In algebra, a binomial factor is an expression that contains two terms joined by either addition or subtraction. In the equation \(6(x+1)(x-1)=0\), we have two binomial factors: \((x+1)\) and \((x-1)\). These are called binomial factors because each has two parts:

• \(x\) is a variable, representing an unknown value.
• The constants \(1\) and \(-1\) add or subtract from \(x\).

The primary function of these factors is to show how they interact to form a product that equals zero when multiplied together with the constant 6. Notice that the constant 6 does not affect the solution because it cannot be zero. Only the binomial factors can potentially be zero. Understanding this helps us apply the Zero Product Property effectively.

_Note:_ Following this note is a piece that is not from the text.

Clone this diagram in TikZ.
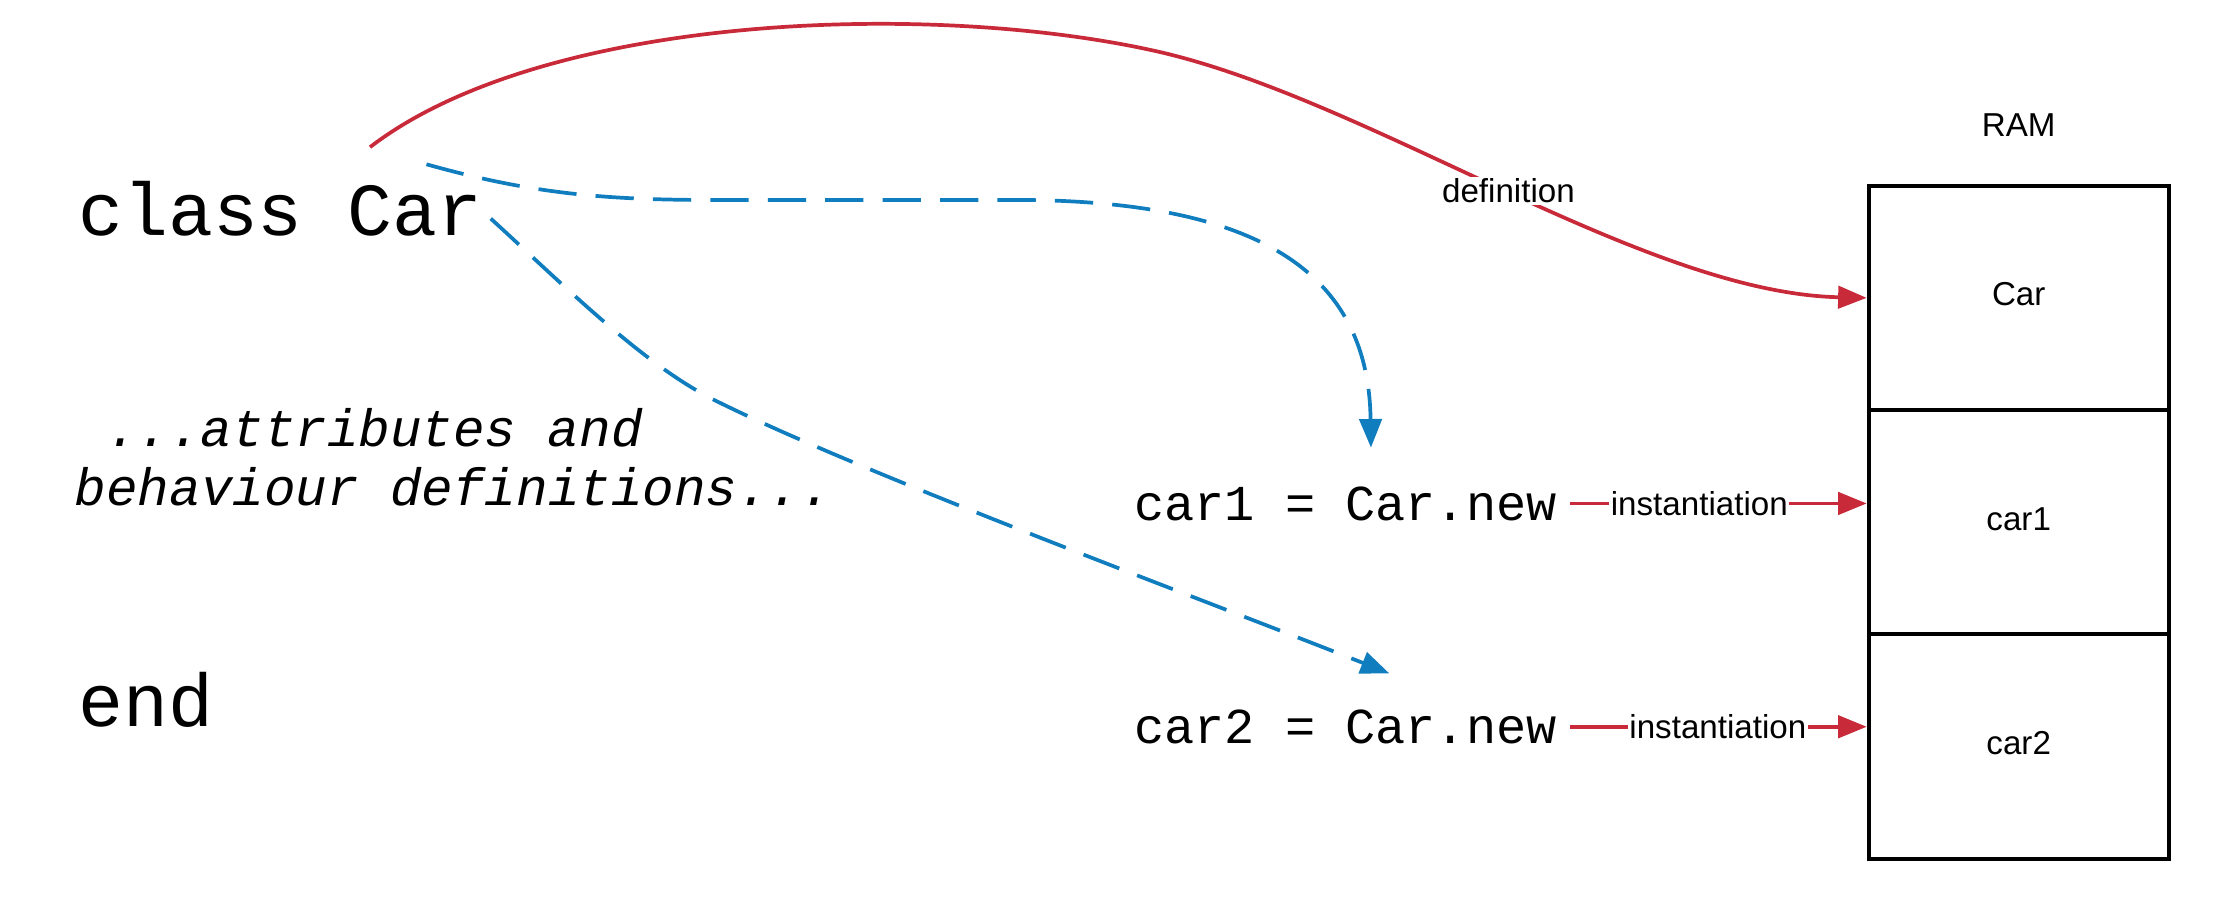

Solving equations is a fundamental process in mathematics that involves finding the value of a variable that makes the equation true. For the equation \(6(x+1)(x-1)=0\), this process starts by using the Zero Product Property. This property states that if the product of factors equals zero, at least one of the factors must be zero. Here’s how it works step-by-step:

• Identify all factors in the equation.
• Exclude any constant terms that cannot be zero, like the number 6 in this example.
• Set each binomial factor equal to zero separately.
• Solve each resulting equation to find the value of \(x\).

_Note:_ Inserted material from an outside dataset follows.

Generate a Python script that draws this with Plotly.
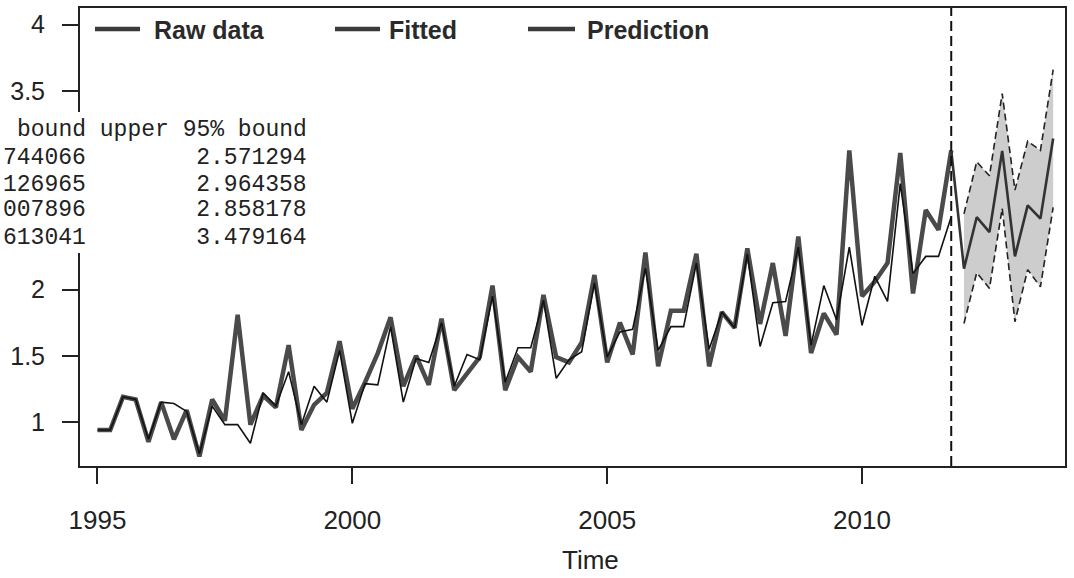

By treating each binomial factor as a potential solution separately, we can derive all possible values of \(x\) that satisfy the given equation.

Linear equations are equations of the first degree, meaning that they form straight lines when graphed and have no exponents higher than one. In our example equation, each binomial factor \((x+1)\) and \((x-1)\) represents a linear equation on its own. When solved, linear equations have the following characteristics:

• They are simple and involve only one unknown variable, \(x\), raised to the power of one.
• Solving them involves basic arithmetic to isolate \(x\) on one side of the equation.
• The solutions are always single values (in this case, \(x = -1\) and \(x = 1\)) or none at all if no valid solutions exist.

Understanding linear equations is key to mastering more complex algebraic concepts, as they form the foundational skills required to tackle more complicated mathematical challenges.